How long will it be before we are told that only architects with a particular ethnicity should design buildings in certain places? asks Paul Finch
This has been a mind-numbing summer politically and culturally. Every day we have listened to news reports which might have been dismissed as jokes or surreal fantasies not too long ago, but now have assumed a high degree of seriousness. The idea of the leader of the Labour Party having to defend his apologias for terrorists of various persuasions only makes sense in the context of entryist head-bangers from Momentum, ripping up social democracy before our eyes.
Nothing very architectural about this, except that in the universe of identity politics, where Planet Corbyn sputters for the moment, who you are (or claim to be) has assumed massive significance, backed up by the nutty proposition that definitions of your identity should determine what you are entitled to say, think or do. Or not.
If, therefore, it is ‘inappropriate’ for a non-Latino person, let alone a non-Puerto Rican, to take a singing role in West Side Story, how long will it be before we are told that only architects with a particular nationality, or better still ethnicity, should design buildings in certain places? A foretaste of possible debate to come appeared in The Guardian recently, where Christine Murray speculated as to whether cities would be better if they were designed by mothers. Not just women, but women with children.
Since there is no way of knowing, this won’t be happening any time soon, but it does raise a general question about the extent to which architects and clients ignore the wishes and experiences of customers in the course of their design work.
For example, the wife of one of France’s leading developers, at a shopping centre conference two decades ago, excoriated people like her husband, Jean-Louis Solal, and their architects, for failing to take into account how women (and yes, women with children) had to cope with the myriad inconveniences designed into the glittering temples of consumerism. Madame Solal’s point was that design fails if it pays no attention to the requirements of a building’s users in the round.
There are all too may example of this, where architecture is commissioned to satisfy one particular group, possibly or sometimes inevitably at the expense of others. Thus, shopping centre design is skewed towards retailers not shoppers; hospitals are designed for doctors, not patients and visitors; and office design focuses on corporate tenants, not office workers.

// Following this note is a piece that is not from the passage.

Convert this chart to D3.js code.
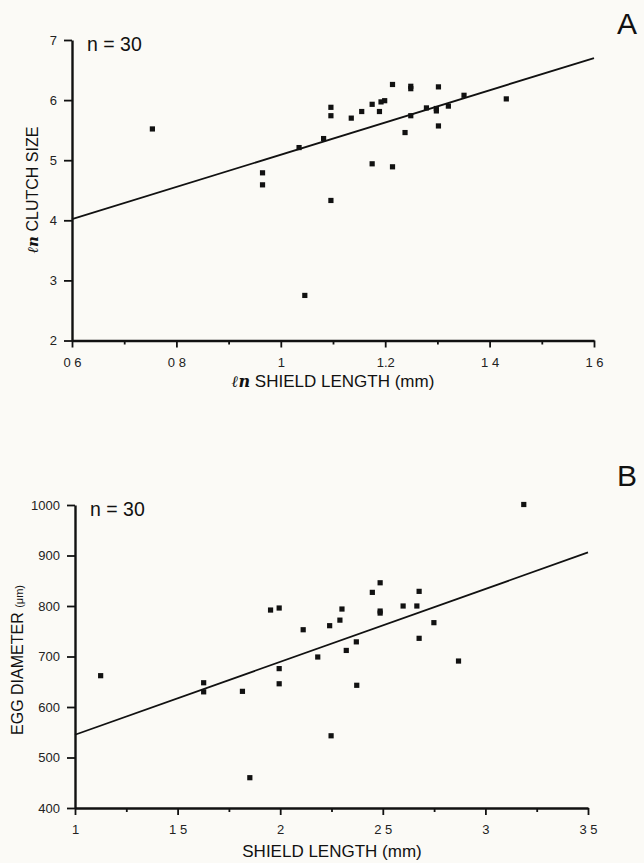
<!DOCTYPE html>
<html>
<head>
<meta charset="utf-8">
<script src="https://cdn.jsdelivr.net/npm/d3@7"></script>
<style>
  body { margin: 0; background: #fbfaf6; }
  svg { display: block; font-family: 'Liberation Sans', Arial, sans-serif; }
</style>
</head>
<body>
<svg width="644" height="863"></svg>
<script>
// panel A : ln shield length vs ln clutch size
const lnShieldA = [0.754, 0.965, 0.965, 1.035, 1.046, 1.082, 1.096, 1.096, 1.096, 1.135,
  1.155, 1.175, 1.175, 1.189, 1.192, 1.199, 1.214, 1.214, 1.238, 1.249,
  1.249, 1.249, 1.279, 1.298, 1.298, 1.302, 1.302, 1.321, 1.351, 1.432]
const lnClutchA = [5.52, 4.79, 4.59, 5.21, 2.75, 5.36, 5.88, 5.74, 4.33, 5.70,
  5.81, 5.93, 4.94, 5.81, 5.97, 5.99, 6.26, 4.89, 5.46, 6.23,
  6.19, 5.74, 5.87, 5.86, 5.82, 6.22, 5.57, 5.90, 6.08, 6.02]
const fitAx = [0.6, 1.6]
const fitAy = [4.02, 6.70]
const xTicksA = [0.6, 0.8, 1, 1.2, 1.4, 1.6]
const xTickLabelsA = ['0 6', '0 8', '1', '1.2', '1 4', '1 6']
const xMinorA = [0.7, 0.9, 1.1, 1.3, 1.5]
const yTicksA = [2, 3, 4, 5, 6, 7]

// panel B : shield length vs egg diameter
const shieldB = [1.125, 1.627, 1.627, 1.816, 1.852, 1.953, 1.995, 1.995, 1.995, 2.112,
  2.183, 2.241, 2.248, 2.291, 2.301, 2.322, 2.371, 2.373, 2.449, 2.487,
  2.487, 2.487, 2.599, 2.666, 2.677, 2.677, 2.749, 2.869, 3.187]
const eggB = [662, 648, 630, 631, 460, 792, 796, 676, 646, 753,
  699, 761, 543, 772, 794, 712, 729, 643, 827, 846,
  790, 786, 800, 800, 829, 736, 767, 691, 1001]
const fitBx = [1, 3.5]
const fitBy = [545, 906]
const xTicksB = [1, 1.5, 2, 2.5, 3, 3.5]
const xTickLabelsB = ['1', '1 5', '2', '2 5', '3', '3 5']
const xMinorB = [1.25, 1.75, 2.25, 2.75, 3.25]
const yTicksB = [400, 500, 600, 700, 800, 900, 1000]

const svg = d3.select('svg')

function panel(opt) {
  const x = d3.scaleLinear().domain(opt.xDomain).range(opt.xRange)
  const y = d3.scaleLinear().domain(opt.yDomain).range(opt.yRange)
  const g = svg.append('g')
  const x0 = opt.xRange[0], y0 = opt.yRange[0]

  // minor x ticks
  g.append('g')
    .attr('transform', `translate(0,${y0})`)
    .call(d3.axisBottom(x).tickValues(opt.xMinor).tickSize(4).tickFormat(''))
    .call(a => a.select('.domain').remove())
    .call(a => a.selectAll('line').attr('stroke', '#111').attr('stroke-width', 1.8))

  const xa = g.append('g')
    .attr('transform', `translate(0,${y0})`)
    .call(d3.axisBottom(x).tickValues(opt.xTicks).tickSize(7).tickSizeOuter(0).tickPadding(10)
      .tickFormat((d, i) => opt.xLabels[i]))
  xa.select('.domain').attr('stroke', '#111').attr('stroke-width', 2.4)
  xa.selectAll('line').attr('stroke', '#111').attr('stroke-width', 1.8)
  xa.selectAll('text').attr('font-size', 13).attr('fill', '#222')

  const ya = g.append('g')
    .attr('transform', `translate(${x0},0)`)
    .call(d3.axisLeft(y).tickValues(opt.yTicks).tickSize(8).tickSizeOuter(0).tickPadding(7)
      .tickFormat(d => String(d)))
  ya.select('.domain').attr('stroke', '#111').attr('stroke-width', 2.4)
  ya.selectAll('line').attr('stroke', '#111').attr('stroke-width', 1.8)
  ya.selectAll('text').attr('font-size', 13).attr('fill', '#222')

  g.append('line')
    .attr('x1', x(opt.fitX[0])).attr('y1', y(opt.fitY[0]))
    .attr('x2', x(opt.fitX[1])).attr('y2', y(opt.fitY[1]))
    .attr('stroke', '#111').attr('stroke-width', 1.8)

  g.selectAll('rect.pt')
    .data(opt.xs)
    .enter().append('rect')
    .attr('class', 'pt')
    .attr('x', d => x(d) - 2.6)
    .attr('y', (d, i) => y(opt.ys[i]) - 2.6)
    .attr('width', 5.2).attr('height', 5.2)
    .attr('fill', '#111')

  g.append('text')
    .attr('x', x0 + 15).attr('y', opt.yRange[1] + 11)
    .attr('font-size', 19.5).attr('fill', '#111')
    .text('n = 30')

  g.append('text')
    .attr('x', 617).attr('y', opt.letterY)
    .attr('font-size', 30).attr('fill', '#111')
    .text(opt.letter)

  return { x, y, g }
}

const A = panel({
  xDomain: [0.6, 1.6], xRange: [72, 594],
  yDomain: [2, 7], yRange: [340.5, 40],
  xTicks: xTicksA, xLabels: xTickLabelsA, xMinor: xMinorA, yTicks: yTicksA,
  xs: lnShieldA, ys: lnClutchA, fitX: fitAx, fitY: fitAy,
  letter: 'A', letterY: 34
})

const xl = A.g.append('text')
  .attr('x', 333).attr('y', 387)
  .attr('text-anchor', 'middle').attr('font-size', 17).attr('fill', '#111')
xl.append('tspan').attr('font-family', 'DejaVu Serif').attr('font-style', 'italic')
  .attr('font-weight', 'bold').attr('font-size', 16).text('ℓn')
xl.append('tspan').text(' SHIELD LENGTH (mm)')

const yl = A.g.append('text')
  .attr('transform', 'translate(38,190) rotate(-90)')
  .attr('text-anchor', 'middle').attr('font-size', 16).attr('fill', '#111')
yl.append('tspan').attr('font-family', 'DejaVu Serif').attr('font-style', 'italic')
  .attr('font-weight', 'bold').attr('font-size', 15).text('ℓn')
yl.append('tspan').text(' CLUTCH SIZE')

const B = panel({
  xDomain: [1, 3.5], xRange: [75, 588],
  yDomain: [400, 1000], yRange: [808, 505],
  xTicks: xTicksB, xLabels: xTickLabelsB, xMinor: xMinorB, yTicks: yTicksB,
  xs: shieldB, ys: eggB, fitX: fitBx, fitY: fitBy,
  letter: 'B', letterY: 486
})

B.g.append('text')
  .attr('x', 332).attr('y', 857)
  .attr('text-anchor', 'middle').attr('font-size', 17).attr('fill', '#111')
  .text('SHIELD LENGTH (mm)')

const yl2 = B.g.append('text')
  .attr('transform', 'translate(23,660) rotate(-90)')
  .attr('text-anchor', 'middle').attr('font-size', 16).attr('fill', '#111')
yl2.append('tspan').text('EGG DIAMETER ')
yl2.append('tspan').attr('font-size', 11).text('(μm)')
</script>
</body>
</html>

This happens where clients are mentally lazy and/or their architects are not up to the job. It is about quality of thought and little else. That is why it is a meaningless question to ask whether cities would be better if mothers designed them: it would depend not on their being mothers, but on being good designers
The idea that an intimate connection to place or activity is essential to achieve good architecture is highly suspect. Was Frank Lloyd Wright’s Imperial Hotel in Tokyo a failure because he wasn’t Japanese? Understanding of local culture and history may be useful and, in some cases, essential, but that doesn’t mean unknowable to outsiders. Moreover, it is another step entirely to say that that intimate connection automatically means anything you design will be good.
Shutterstock imperialhotel lloydwright
Was Frank Lloyd Wright’s Imperial Hotel in Tokyo a failure because he wasn’t Japanese?
Hence the problem about cultural appropriation. If it is wrong for a straight man to play a gay one because a gay actor would be ‘appropriate’, does that mean that it would be inappropriate for gay actors to play straight people? And do we really have to take seriously the idea that only someone with serious deformities would be appropriate to play the Elephant Man?
A plague on the houses of the cultural appropriation brigade, with their increasingly shrill and unpleasant zealotry. In the world of architecture, borrowing, stealing, inspiration and design miscegenation have been an essential part of its evolution for millennia. Long may this continue.